Database Management: Maintains a SQLite database to track timestamps and changes with MD5 hashes. Only the files that have changed end up in a JSONlines file (codemeta.jsonl) File Comparison: Compares current and previous batches to identify file changes. JSONlines Generation: Converts gathered codemeta data into a JSONlines format (codemeta.jsonl) for further processing with a RumbleDB database. If the JSONL file is empty, there might be no updates to feed into INEO. Inactive Tool Tracking: Identifies inactive tools based on absence counts over 3 runs in a database.
This script (rating.py) encompasses functions for querying RumbleDB, filtering codemeta IDs based on reviewratings (in our case resources with a reviewRating > 3 will be fed into INEO), and managing the processing of a JSONlines file (c3.jsonl). The c3.jsonl file consists of (changed) codemeta (consisting of tools with a reviewRating of > 3) and rich user contents files.
This script interacts with an API to fetch various properties data and store the JSON responses.

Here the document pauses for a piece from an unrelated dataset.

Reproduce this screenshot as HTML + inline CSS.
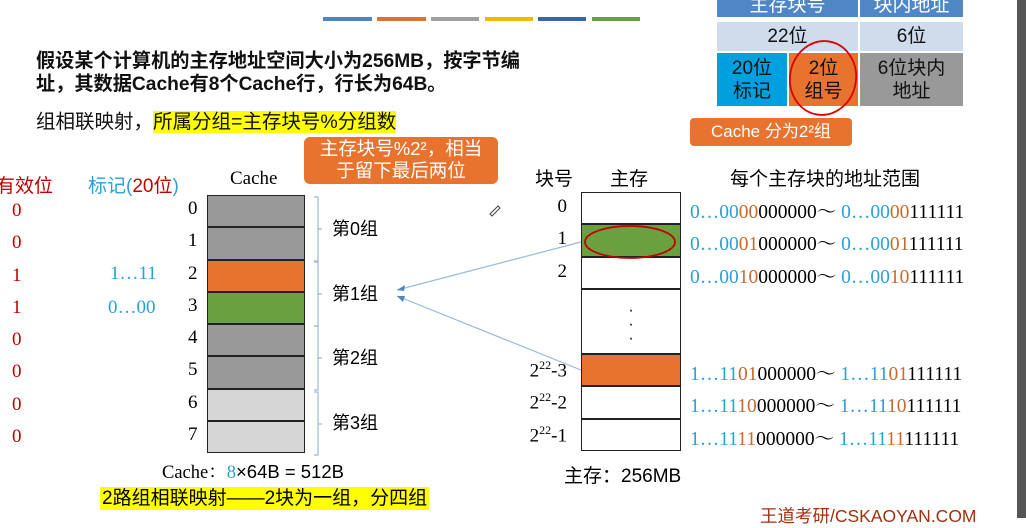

The properties include tadirah vocabularies (https://vocabs.dariah.eu/tadirah/analyzing) and NWO research fields (https://w3id.org/nwo-research-fields#ComputersAndTheHumanities) to map, for instance, against the researchdomains and researchactivites retrieved from the codemeta files.
This script, template.py, is a crucial component of the program that plays a pivotal role in merging data from Rich User Contents (RUC), codemeta files (MD) and datasets based on a provided template file (template_datasets.json or template_tools.json). The template follows a Domain-Specific Language (DSL) to define how the information should be processed and retrieved. The DSL can define queries to a RumbleDB database that retrieves values from the metadata or redirect to external queries ("queries" folder for tools and "dsqueries" for the datasets). Ultimately, the script merges the retrieved values from the RUC, codemeta and datasets into an INEO JSON file (processed_jsonfiles_tools or processed_jsonfiles_datasets) to be used with the INEO API.
This script syncs data with an external INEO API. It operates on the processed jsonfiles, determining actions for each document (create, update, delete) based on their existence and properties. It also checks whether the researchDomains and researchActivities in the processed templates matches the ones in INEO.
This project utilizes Docker for containerization and includes two services: ineo-sync and rumbledb. You can start docker (assuming you use docker and are in the src directory of the source code) using:
docker compose up -d
To access the ineo-sync container and interact with it, run:
docker exec -it ineo-sync /bin/bash
Execute main.py to initiate the workflow.
python main.py
For testing queries: http://0.0.0.0:8001/public.html